Solidstar’s “Money” Lyrics: How Nigerian Hip-Hop Reflects Economic Desperation and Wealth Obsession
Solidstar’s “Money” track is far more than a typical Nigerian hip-hop banger—it is a cultural mirror reflecting the anxieties, ambitions, and economic realities facing millions of young Nigerians. The Solidstar Money lyrics cycle through themes of financial desperation, international aspirations, and material excess, touching a nerve in a generation struggling against currency devaluation, unemployment, and the relentless pressure to succeed. Released in a period when Nigeria’s Naira has suffered unprecedented depreciation against the dollar, the song’s central refrain—”Show me where the money dey”—carries profound weight beyond its surface-level swagger. The track represents a broader cultural conversation about how young Nigerians perceive wealth, measure success, and navigate an economy that increasingly feels rigged against them. At NaijaBreaking, we believe this song deserves serious cultural and economic analysis, not dismissal as mere braggadocio. Understanding why “Money” resonates so powerfully in Lagos clubs, Abuja lounges, and across streaming platforms reveals uncomfortable truths about Nigeria’s current economic trajectory and the psychological toll it takes on young people.
Background
To understand the cultural significance of Solidstar’s “Money” lyrics, we must first examine the economic landscape that gave birth to this song. Nigeria’s entertainment industry has long served as a barometer of national mood and circumstance. In the 1990s and early 2000s, when oil revenues were relatively stable and the Naira held reasonable value, Nigerian hip-hop and afrobeats focused heavily on celebration, partying, and social commentary. Artists like 2Baba, Fela Kuti, and later D’Banj created music that, while touching on materialism, was balanced by cultural pride and social consciousness. However, beginning in 2015, Nigeria’s economic fundamentals shifted dramatically. The Central Bank of Nigeria’s (CBN) decision to float the Naira led to its collapse from approximately 197 per dollar to over 1,000 per dollar by 2023. This devaluation rippled through every sector of the economy, making imported goods unaffordable, reducing purchasing power, and pushing millions into poverty. The National Bureau of Statistics (NBS) reported that Nigeria’s unemployment rate reached 33% in 2023, with youth unemployment exceeding 42%. This context explains why contemporary Nigerian music has become increasingly fixated on money, international connections, and escape narratives. Young artists like Solidstar are not inventing this obsession—they are documenting the lived experience of their generation.

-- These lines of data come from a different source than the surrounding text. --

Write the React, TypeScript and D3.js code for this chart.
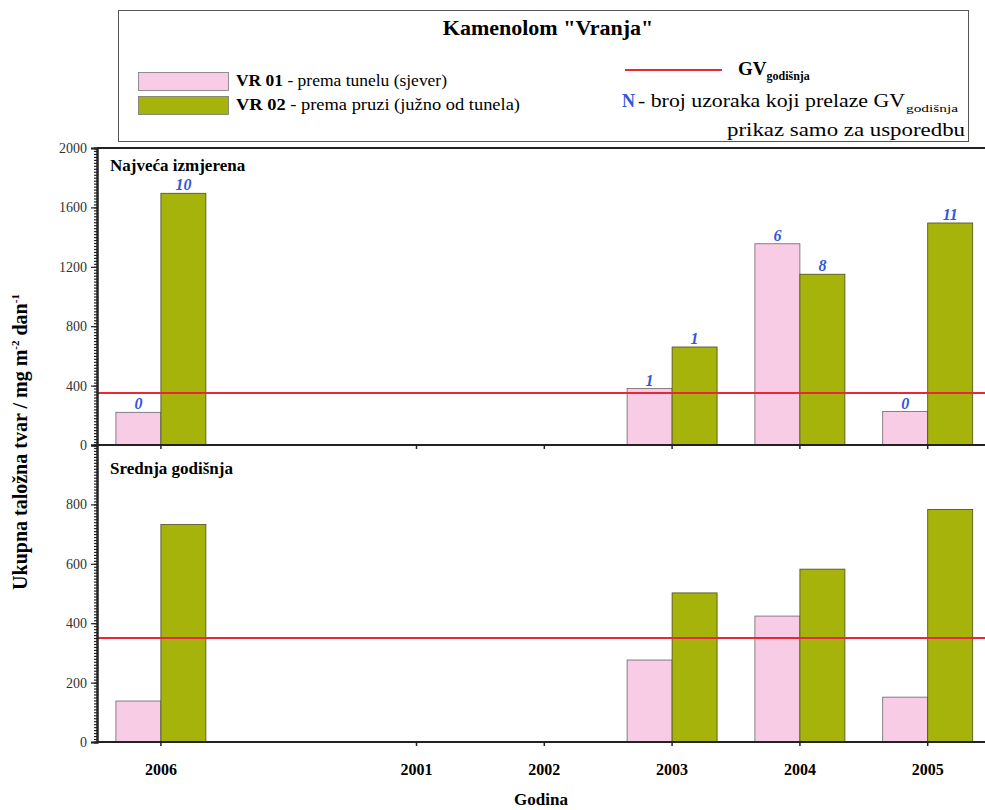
import React, { useRef, useEffect } from 'react';
import * as d3 from 'd3';

// categories along the x axis ('' is an empty slot without a tick)
const years = ['2006', '', '2001', '2002', '2003', '2004', '2005'];

// Najveća izmjerena (max measured)
const maxVR01 = [220, null, null, null, 380, 1355, 225];
const maxVR02 = [1695, null, null, null, 660, 1150, 1495];

// Srednja godišnja (annual mean)
const meanVR01 = [138, null, null, null, 276, 424, 151];
const meanVR02 = [732, null, null, null, 502, 582, 783];

// N - number of samples above GV
const countVR01 = [0, null, null, null, 1, 6, 0];
const countVR02 = [10, null, null, null, 1, 8, 11];

const gvLimit = 350;
const topTicks = [0, 400, 800, 1200, 1600, 2000];
const bottomTicks = [0, 200, 400, 600, 800];

const PINK = '#f9cce6';
const GREEN = '#a6b30b';
const RED = '#e8283a';
const BLUE = '#3556d8';
const FONT = "'Liberation Serif', 'Times New Roman', Times, 'DejaVu Serif', serif";

const App: React.FC = () => {
  const svgRef = useRef<SVGSVGElement>(null);
  const width = 985;
  const height = 810;

  useEffect(() => {
    if (!svgRef.current) return;
    const svg = d3.select(svgRef.current);
    svg.selectAll('*').remove();
    svg.style('font-family', FONT);

    const left = 97;
    const step = 127.8;
    const top1 = 148;
    const mid = 445;
    const bottom2 = 742;

    const x = d3
      .scaleBand<string>()
      .domain(years.map((d, i) => `${i}`))
      .range([left, left + step * years.length])
      .padding(0);
    const center = (i: number) => (x(`${i}`) as number) + x.bandwidth() / 2;

    const inner = d3.scaleBand<string>().domain(['VR01', 'VR02']).range([-45, 45]);

    const yTop = d3.scaleLinear().domain([0, 2000]).range([mid, top1]);
    const yBot = d3.scaleLinear().domain([0, 1000]).range([bottom2, mid]);

    // ---- legend box
    const lg = svg.append('g').style('font-family', FONT);
    lg.append('rect')
      .attr('x', 118.5)
      .attr('y', 10.5)
      .attr('width', 850)
      .attr('height', 131)
      .attr('fill', 'white')
      .attr('stroke', '#555')
      .attr('stroke-width', 1);
    lg.append('text')
      .attr('x', 548)
      .attr('y', 35)
      .attr('text-anchor', 'middle')
      .attr('font-size', 22)
      .attr('font-weight', 'bold')
      .text('Kamenolom "Vranja"');

    const legendItems = [
      { color: PINK, code: 'VR 01', desc: ' - prema tunelu (sjever)', y: 72, w: 211 },
      { color: GREEN, code: 'VR 02', desc: ' - prema pruzi (južno od tunela)', y: 96, w: 284 },
    ];
    legendItems.forEach((it) => {
      lg.append('rect')
        .attr('x', 138.5)
        .attr('y', it.y + 0.5)
        .attr('width', 90)
        .attr('height', 18)
        .attr('fill', it.color)
        .attr('stroke', '#777')
        .attr('stroke-width', 0.8);
      const t = lg
        .append('text')
        .attr('x', 236)
        .attr('y', it.y + 14)
        .attr('font-size', 16)
        .attr('textLength', it.w)
        .attr('lengthAdjust', 'spacingAndGlyphs');
      t.append('tspan').attr('font-weight', 'bold').text(it.code);
      t.append('tspan').text(it.desc);
    });

    lg.append('line')
      .attr('x1', 625)
      .attr('x2', 722)
      .attr('y1', 70)
      .attr('y2', 70)
      .attr('stroke', RED)
      .attr('stroke-width', 2);
    const gv = lg
      .append('text')
      .attr('x', 738)
      .attr('y', 75)
      .attr('font-size', 19)
      .attr('font-weight', 'bold');
    gv.append('tspan').text('GV');
    gv.append('tspan').attr('font-size', 12).attr('dy', 5).text('godišnja');

    lg.append('text')
      .attr('x', 622)
      .attr('y', 107)
      .attr('font-size', 18)
      .attr('font-weight', 'bold')
      .attr('fill', BLUE)
      .text('N');
    lg.append('text')
      .attr('x', 638)
      .attr('y', 107)
      .attr('font-size', 18)
      .attr('textLength', 267)
      .attr('lengthAdjust', 'spacingAndGlyphs')
      .text('- broj uzoraka koji prelaze GV');
    lg.append('text')
      .attr('x', 906)
      .attr('y', 112)
      .attr('font-size', 11)
      .attr('textLength', 52)
      .attr('lengthAdjust', 'spacingAndGlyphs')
      .text('godišnja');
    lg.append('text')
      .attr('x', 727)
      .attr('y', 136)
      .attr('font-size', 18)
      .attr('textLength', 238)
      .attr('lengthAdjust', 'spacingAndGlyphs')
      .text('prikaz samo za usporedbu');

    // ---- bars
    const panels = [
      { y: yTop, a: maxVR01, b: maxVR02, label: 'Najveća izmjerena', ly: 171 },
      { y: yBot, a: meanVR01, b: meanVR02, label: 'Srednja godišnja', ly: 474 },
    ];
    const g = svg.append('g');
    panels.forEach((p) => {
      const rows = years.map((_, i) => ({ i, a: p.a[i], b: p.b[i] }));
      rows.forEach((r) => {
        [
          { key: 'VR01', v: r.a, fill: PINK, stroke: '#666' },
          { key: 'VR02', v: r.b, fill: GREEN, stroke: '#4a4a20' },
        ].forEach((s) => {
          if (s.v == null) return;
          const x0 = center(r.i) + (inner(s.key) as number);
          g.append('rect')
            .attr('x', x0)
            .attr('y', p.y(s.v))
            .attr('width', inner.bandwidth())
            .attr('height', p.y(0) - p.y(s.v))
            .attr('fill', s.fill)
            .attr('stroke', s.stroke)
            .attr('stroke-width', 0.8);
        });
      });

      // GV line
      g.append('line')
        .attr('x1', left)
        .attr('x2', width)
        .attr('y1', p.y(gvLimit))
        .attr('y2', p.y(gvLimit))
        .attr('stroke', RED)
        .attr('stroke-width', 2);

      g.append('text')
        .attr('x', 110)
        .attr('y', p.ly)
        .style('font-family', FONT)
        .attr('font-size', 17)
        .attr('font-weight', 'bold')
        .text(p.label);
    });

    // N labels on the top panel
    years.forEach((_, i) => {
      [
        { key: 'VR01', v: maxVR01[i], n: countVR01[i] },
        { key: 'VR02', v: maxVR02[i], n: countVR02[i] },
      ].forEach((s) => {
        if (s.v == null || s.n == null) return;
        g.append('text')
          .attr('x', center(i) + (inner(s.key) as number) + inner.bandwidth() / 2)
          .attr('y', yTop(s.v) - 3)
          .attr('text-anchor', 'middle')
          .style('font-family', FONT)
          .attr('font-size', 16)
          .attr('font-weight', 'bold')
          .attr('font-style', 'italic')
          .attr('fill', BLUE)
          .text(s.n);
      });
    });

    // ---- frame / axes
    const axisG = svg.append('g').style('font-family', FONT);
    axisG
      .append('line')
      .attr('x1', left)
      .attr('x2', width)
      .attr('y1', top1)
      .attr('y2', top1)
      .attr('stroke', '#222')
      .attr('stroke-width', 2);
    [mid, bottom2].forEach((yy) => {
      axisG
        .append('line')
        .attr('x1', left)
        .attr('x2', width)
        .attr('y1', yy)
        .attr('y2', yy)
        .attr('stroke', '#222')
        .attr('stroke-width', 2);
      years.forEach((yr, i) => {
        if (!yr) return;
        axisG
          .append('line')
          .attr('x1', center(i))
          .attr('x2', center(i))
          .attr('y1', yy)
          .attr('y2', yy + 4)
          .attr('stroke', '#222')
          .attr('stroke-width', 1.5);
      });
    });

    // y axes with minor ticks
    const yAxisTop = d3
      .axisLeft(yTop)
      .tickValues(topTicks)
      .tickSize(6)
      .tickPadding(4)
      .tickFormat((d) => `${d}`);
    const yAxisBot = d3
      .axisLeft(yBot)
      .tickValues(bottomTicks)
      .tickSize(6)
      .tickPadding(4)
      .tickFormat((d) => `${d}`);
    const minorTop = d3.axisLeft(yTop).tickValues(d3.range(0, 2001, 20)).tickSize(3).tickFormat(() => '');
    const minorBot = d3.axisLeft(yBot).tickValues(d3.range(0, 1001, 10)).tickSize(3).tickFormat(() => '');

    [minorTop, minorBot, yAxisTop, yAxisBot].forEach((ax) => {
      const a = axisG.append('g').attr('transform', `translate(${left},0)`).call(ax as any);
      a.attr('font-family', null);
      a.select('.domain').attr('stroke', '#222').attr('stroke-width', 2);
      a.selectAll('.tick line').attr('stroke', '#222').attr('stroke-width', 1.2);
      a.selectAll('.tick text')
        .style('font-family', FONT)
        .attr('font-size', 14)
        .attr('fill', '#333');
    });

    // category labels
    years.forEach((yr, i) => {
      if (!yr) return;
      axisG
        .append('text')
        .attr('x', center(i))
        .attr('y', 775)
        .attr('text-anchor', 'middle')
        .attr('font-size', 16)
        .attr('font-weight', 'bold')
        .text(yr);
    });

    axisG
      .append('text')
      .attr('x', 541)
      .attr('y', 805)
      .attr('text-anchor', 'middle')
      .attr('font-size', 17)
      .attr('font-weight', 'bold')
      .text('Godina');

    const yt = axisG
      .append('text')
      .attr('transform', `translate(27,442) rotate(-90)`)
      .attr('text-anchor', 'middle')
      .attr('font-size', 20)
      .attr('font-weight', 'bold');
    yt.append('tspan').text('Ukupna taložna tvar / mg m');
    yt.append('tspan').attr('font-size', 11).attr('dy', -8).text('-2');
    yt.append('tspan').attr('dy', 8).text(' dan');
    yt.append('tspan').attr('font-size', 11).attr('dy', -8).text('-1');
  }, []);

  return (
    <svg
      ref={svgRef}
      width={width}
      height={height}
      style={{ position: 'absolute', left: 0, top: 0, background: 'white' }}
    />
  );
};

export default App;
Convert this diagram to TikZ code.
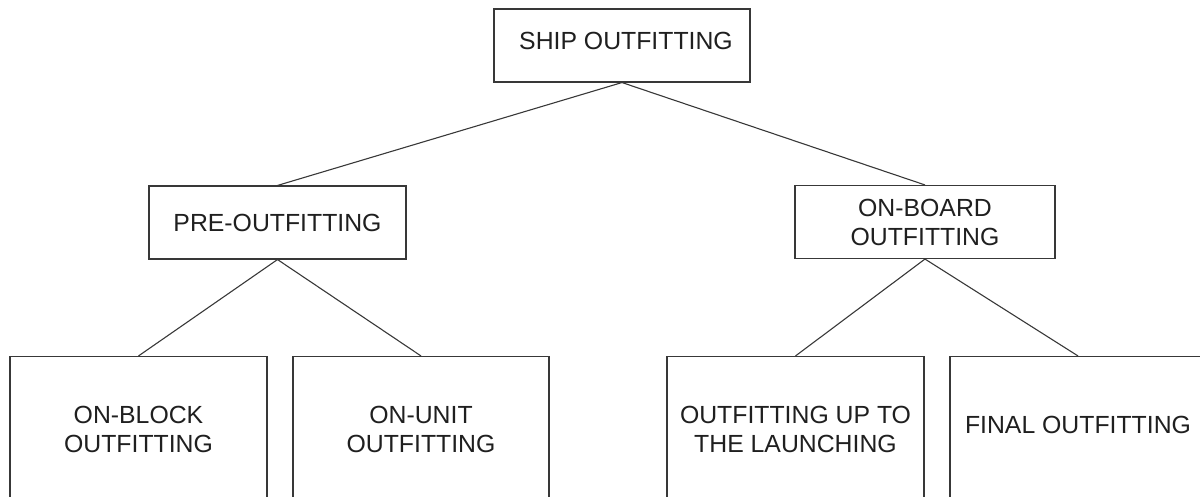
\documentclass[tikz,border=0pt]{standalone}
\usepackage{fontspec}
\setmainfont{Liberation Sans}
\begin{document}
\begin{tikzpicture}[x=1pt,y=-1pt,
  box/.style={draw=black!78, line width=1.1pt, inner sep=0pt, align=center,
    text=black!88, font=\fontsize{24.8}{29}\selectfont,
    minimum width=#1},
  small/.style={minimum height=73pt},
  tall/.style={minimum height=146pt},
  raised/.style={text height=#1, text depth=0pt},
  link/.style={draw=black!78, line width=1.1pt}]
\useasboundingbox (0,0) rectangle (1200,497);
\clip (0,0) rectangle (1200,497);

% root
\node[box=256pt, small, raised=8.8pt] (ship) at (622,45.5) {\hspace*{8pt}SHIP OUTFITTING};

% second level
\node[box=257pt, small] (pre) at (277.5,222.5) {PRE-OUTFITTING};
\node[box=260pt, small] (board) at (925,222) {ON-BOARD\\OUTFITTING};

% third level
\node[box=257pt, tall] (block) at (138.5,429.5) {ON-BLOCK\\OUTFITTING};
\node[box=256pt, tall] (unit) at (421,429.5) {ON-UNIT\\OUTFITTING};
\node[box=257pt, tall] (launch) at (795.5,429.5) {OUTFITTING UP TO\\THE LAUNCHING};
\node[box=256pt, tall, raised=7.8pt] (final) at (1078,429.5) {FINAL OUTFITTING};

% connectors
\draw[link] (ship.south) -- (pre.north);
\draw[link] (ship.south) -- (board.north);
\draw[link] (pre.south) -- (block.north);
\draw[link] (pre.south) -- (unit.north);
\draw[link] (board.south) -- (launch.north);
\draw[link] (board.south) -- (final.north);
\end{tikzpicture}
\end{document}
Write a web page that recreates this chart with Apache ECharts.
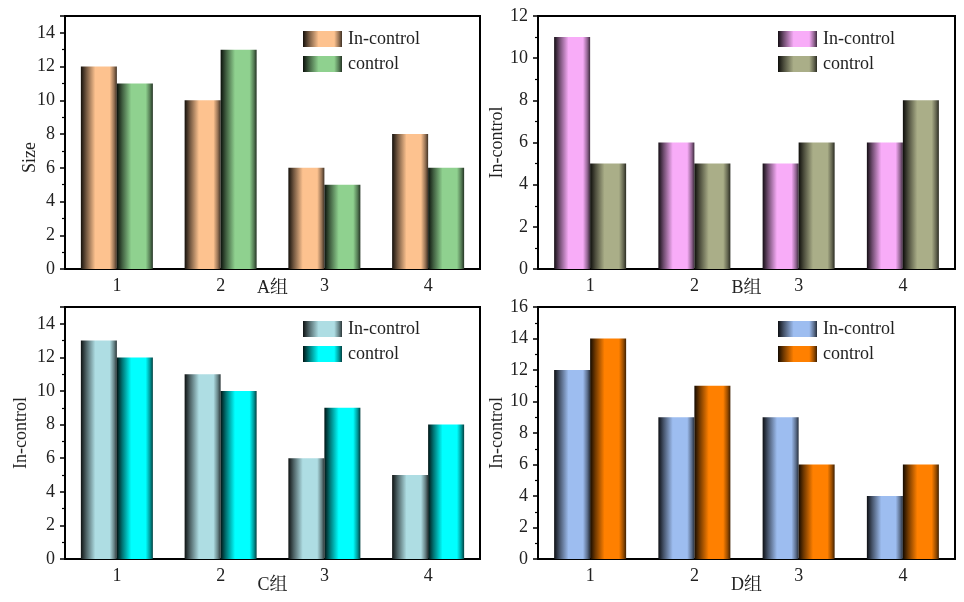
<!DOCTYPE html>
<html>
<head>
<meta charset="utf-8">
<script src="https://cdn.jsdelivr.net/npm/echarts@6/dist/echarts.min.js"></script>
<style>
html,body{margin:0;padding:0;background:#fff;}
#c{width:964px;height:602px;}
</style>
</head>
<body>
<div id="c"></div>
<script>
// ---- data ----
const categories = ['1', '2', '3', '4'];
const seriesNames = ['In-control', 'control'];
const groupNames = ['A组', 'B组', 'C组', 'D组'];
const yNames = ['Size', 'In-control', 'In-control', 'In-control'];
const yMax = [15, 12, 15, 16];
const aIn = [12, 10, 6, 8];
const aCtrl = [11, 13, 5, 6];
const bIn = [11, 6, 5, 6];
const bCtrl = [5, 5, 6, 8];
const cIn = [13, 11, 6, 5];
const cCtrl = [12, 10, 9, 8];
const dIn = [12, 9, 9, 4];
const dCtrl = [14, 11, 6, 6];
const panelData = [[aIn, aCtrl], [bIn, bCtrl], [cIn, cCtrl], [dIn, dCtrl]];

// ---- styles ----
const baseColors = [
  ['#FDC28F', '#8FD18F'],
  ['#F8ACF8', '#AAAE88'],
  ['#AEDDE3', '#00FFFF'],
  ['#9DBDF0', '#FF8000']
];
const grids = [
  {left: 65, top: 16, width: 415, height: 253},
  {left: 538, top: 16, width: 417, height: 253},
  {left: 65, top: 307, width: 415, height: 252},
  {left: 538, top: 307, width: 417, height: 252}
];
const legendPos = [
  {left: 298, top: 25},
  {left: 773, top: 25},
  {left: 298, top: 315},
  {left: 773, top: 315}
];
const yNameGap = [26, 32, 35, 32];
const yNamePad = [[0, 30, 0, 0], [0, 0, 0, 0], [0, 0, 0, 0], [0, 0, 0, 0]];
const xNameGap = [10, 10, 17, 17];

function shade(hex, f) {
  const r = parseInt(hex.slice(1, 3), 16), g = parseInt(hex.slice(3, 5), 16), b = parseInt(hex.slice(5, 7), 16);
  return 'rgb(' + Math.round(r * f) + ',' + Math.round(g * f) + ',' + Math.round(b * f) + ')';
}
function grad(hex) {
  return new echarts.graphic.LinearGradient(0, 0, 1, 0, [
    {offset: 0, color: shade(hex, 0.08)},
    {offset: 0.15, color: shade(hex, 0.45)},
    {offset: 0.4, color: hex},
    {offset: 0.8, color: hex},
    {offset: 0.92, color: shade(hex, 0.6)},
    {offset: 1, color: shade(hex, 0.25)}
  ]);
}

const FONT = "'Liberation Serif', 'Times New Roman', 'Noto Serif CJK SC', 'Noto Sans CJK SC', serif";
const txt = {fontFamily: FONT, fontSize: 18, color: '#222'};

const option = {
  backgroundColor: '#fff',
  animation: false,
  grid: [], xAxis: [], yAxis: [], series: [], legend: []
};

for (let p = 0; p < 4; p++) {
  option.grid.push(Object.assign({show: true, borderColor: '#000', borderWidth: 2, backgroundColor: 'transparent'}, grids[p]));
  option.xAxis.push({
    type: 'category', gridIndex: p, data: categories, position: 'bottom',
    name: groupNames[p], nameLocation: 'middle', nameGap: xNameGap[p], nameMoveOverlap: false,
    nameTextStyle: Object.assign({}, txt),
    axisLine: {lineStyle: {color: '#000', width: 2}},
    axisTick: {alignWithLabel: true, length: 5, lineStyle: {color: '#000', width: 1.5}},
    axisLabel: Object.assign({margin: 8}, txt),
    splitLine: {show: false}
  });
  option.xAxis.push({
    type: 'category', gridIndex: p, data: categories, position: 'bottom',
    axisLine: {show: false},
    axisTick: {alignWithLabel: false, length: 3, lineStyle: {color: '#000', width: 1.2}},
    axisLabel: {show: false},
    splitLine: {show: false}
  });
  option.yAxis.push({
    type: 'value', gridIndex: p, min: 0, max: yMax[p], interval: 2,
    name: yNames[p], nameLocation: 'middle', nameGap: yNameGap[p], nameMoveOverlap: false,
    nameTextStyle: Object.assign({padding: yNamePad[p]}, txt),
    axisLine: {show: true, lineStyle: {color: '#000', width: 2}},
    axisTick: {show: true, length: 5, lineStyle: {color: '#000', width: 1.5}},
    minorTick: {show: true, splitNumber: 2, length: 3, lineStyle: {color: '#000', width: 1.2}},
    axisLabel: Object.assign({margin: 10, showMaxLabel: yMax[p] % 2 === 0}, txt),
    splitLine: {show: false}
  });
  const legendData = [];
  for (let s = 0; s < 2; s++) {
    const name = seriesNames[s] + (p > 0 ? '\u200b'.repeat(p) : '');
    legendData.push(name);
    option.series.push({
      type: 'bar', name: name, xAxisIndex: p * 2, yAxisIndex: p,
      data: panelData[p][s], barWidth: 36, barGap: '0%',
      itemStyle: {color: grad(baseColors[p][s])}
    });
  }
  option.legend.push(Object.assign({
    data: legendData, orient: 'vertical', itemWidth: 39, itemHeight: 16, itemGap: 7,
    icon: 'rect', textStyle: Object.assign({}, txt, {padding: [0, 0, 0, 1]}),
    formatter: function (n) { return n.replace(/\u200b/g, ''); }
  }, legendPos[p]));
}

const chart = echarts.init(document.getElementById('c'), null, {renderer: 'canvas'});
chart.setOption(option);
</script>
</body>
</html>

The evolution of money-focused themes in Nigerian music also reflects the influence of diaspora narratives and global hip-hop culture. Social media, particularly Instagram and TikTok, has created a parallel economy of perception where success is measured purely through visible wealth: foreign cars, designer brands, international travel. Many young Nigerians grow up consuming content from successful diaspora members and international artists, internalizing the message that staying in Nigeria while struggling financially is a personal failure rather than a systemic issue. This psychological weight manifests in songs like “Money,” where material acquisition becomes not just desire but existential necessity—a way to validate one’s worth and escape the stigma of poverty in a country where financial success is often equated with personal virtue.
Key Details
Solidstar’s “Money” track, produced by P-Bankz and featuring Nakamo, opens with a declarative statement that immediately establishes the song’s central preoccupation: “Show me where the money dey, Omo I got to get the money from my pocket first.” This opening is crucial because it reveals the paradox at the heart of the song—the artist acknowledges that accessing wealth requires already possessing resources, yet the desperation to obtain money overrides this logical contradiction. The full lyrics available on NotJustOk showcase a narrative arc that moves from personal financial struggle to boastful international connections. The repeated refrain “Oro owo ni mo fe ma gba bayi” (Yoruba for “Money is what I want to grab”) reinforces the singular focus throughout the track. What distinguishes this song from typical braggadocio tracks is the vulnerability embedded within the bravado—lines like “Ogbeni your story no dey sweet o, Talk another thing that one no funny” dismiss the non-material narratives that traditional society values (education, family, spirituality) in favor of pure financial gain.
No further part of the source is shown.